• [The records]
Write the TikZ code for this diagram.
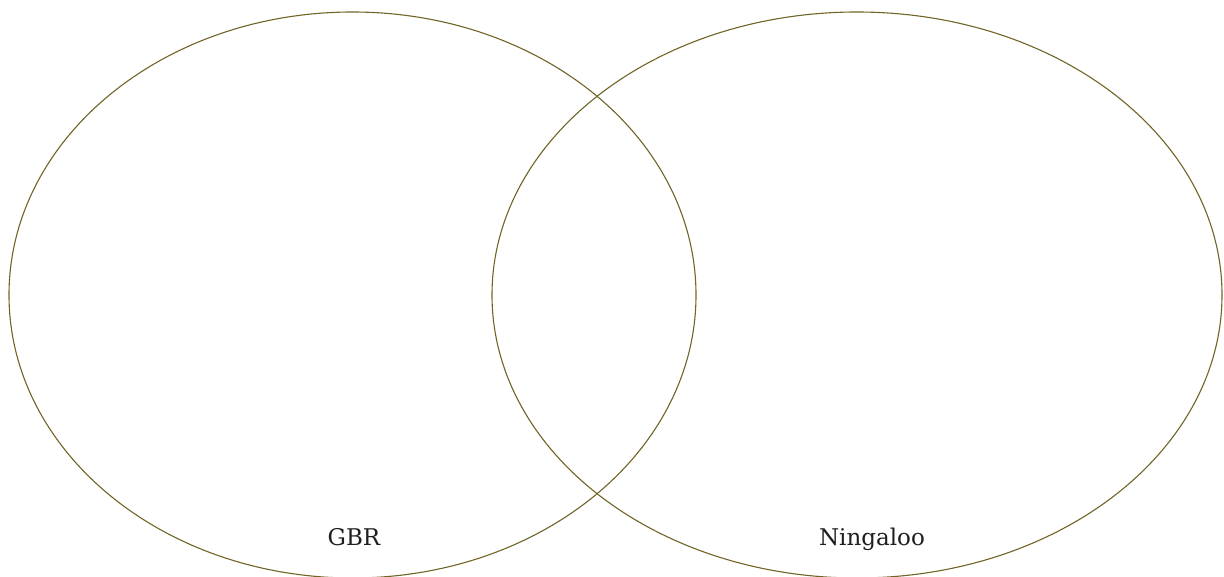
\documentclass[tikz,border=0pt]{standalone}
\usepackage{fontspec}
\usetikzlibrary{shapes.geometric}
\setmainfont{DejaVu Serif}
\definecolor{vennline}{RGB}{112,100,38}
\definecolor{labeltext}{RGB}{30,30,30}
\begin{document}
\begin{tikzpicture}[x=1pt,y=-1pt,
  venn/.style={draw=vennline, line width=1.1pt},
  lbl/.style={text=labeltext, font=\fontsize{23}{27}\selectfont, inner sep=0pt, anchor=base}]
\useasboundingbox (0,0) rectangle (1224,577);
\begin{scope}
\clip (0,0) rectangle (1224,577);
\node[venn, ellipse, minimum width=687pt, minimum height=566pt, inner sep=0pt] (gbr) at (352.5,295) {};
\node[venn, ellipse, minimum width=730pt, minimum height=566pt, inner sep=0pt] (ning) at (857,295) {};
\end{scope}
\node[lbl] (gbrlabel) at (354,545.5) {GBR};
\node[lbl] (ninglabel) at (872,545.5) {Ningaloo};
\end{tikzpicture}
\end{document}
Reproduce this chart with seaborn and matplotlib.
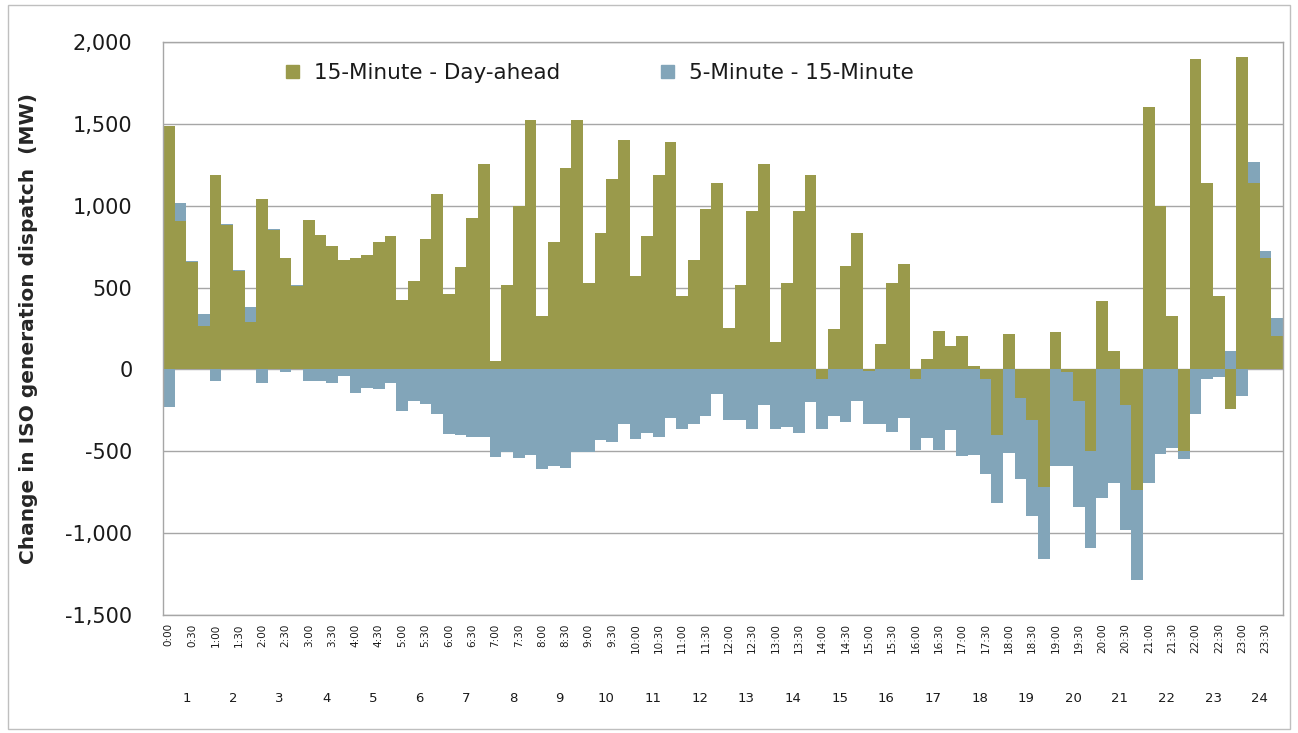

• [Objective] Reproduce all of the material exactly, apart from the pictures.

• [Solution]
Write the TikZ code for this diagram.
\documentclass[tikz,border=0pt]{standalone}
\usepackage{fontspec}
\usetikzlibrary{shapes.geometric}
\setmainfont{DejaVu Serif}
\definecolor{vennline}{RGB}{112,100,38}
\definecolor{labeltext}{RGB}{30,30,30}
\begin{document}
\begin{tikzpicture}[x=1pt,y=-1pt,
  venn/.style={draw=vennline, line width=1.1pt},
  lbl/.style={text=labeltext, font=\fontsize{23}{27}\selectfont, inner sep=0pt, anchor=base}]
\useasboundingbox (0,0) rectangle (1224,577);
\begin{scope}
\clip (0,0) rectangle (1224,577);
\node[venn, ellipse, minimum width=687pt, minimum height=566pt, inner sep=0pt] (gbr) at (352.5,295) {};
\node[venn, ellipse, minimum width=730pt, minimum height=566pt, inner sep=0pt] (ning) at (857,295) {};
\end{scope}
\node[lbl] (gbrlabel) at (354,545.5) {GBR};
\node[lbl] (ninglabel) at (872,545.5) {Ningaloo};
\end{tikzpicture}
\end{document}
Reproduce this chart with seaborn and matplotlib.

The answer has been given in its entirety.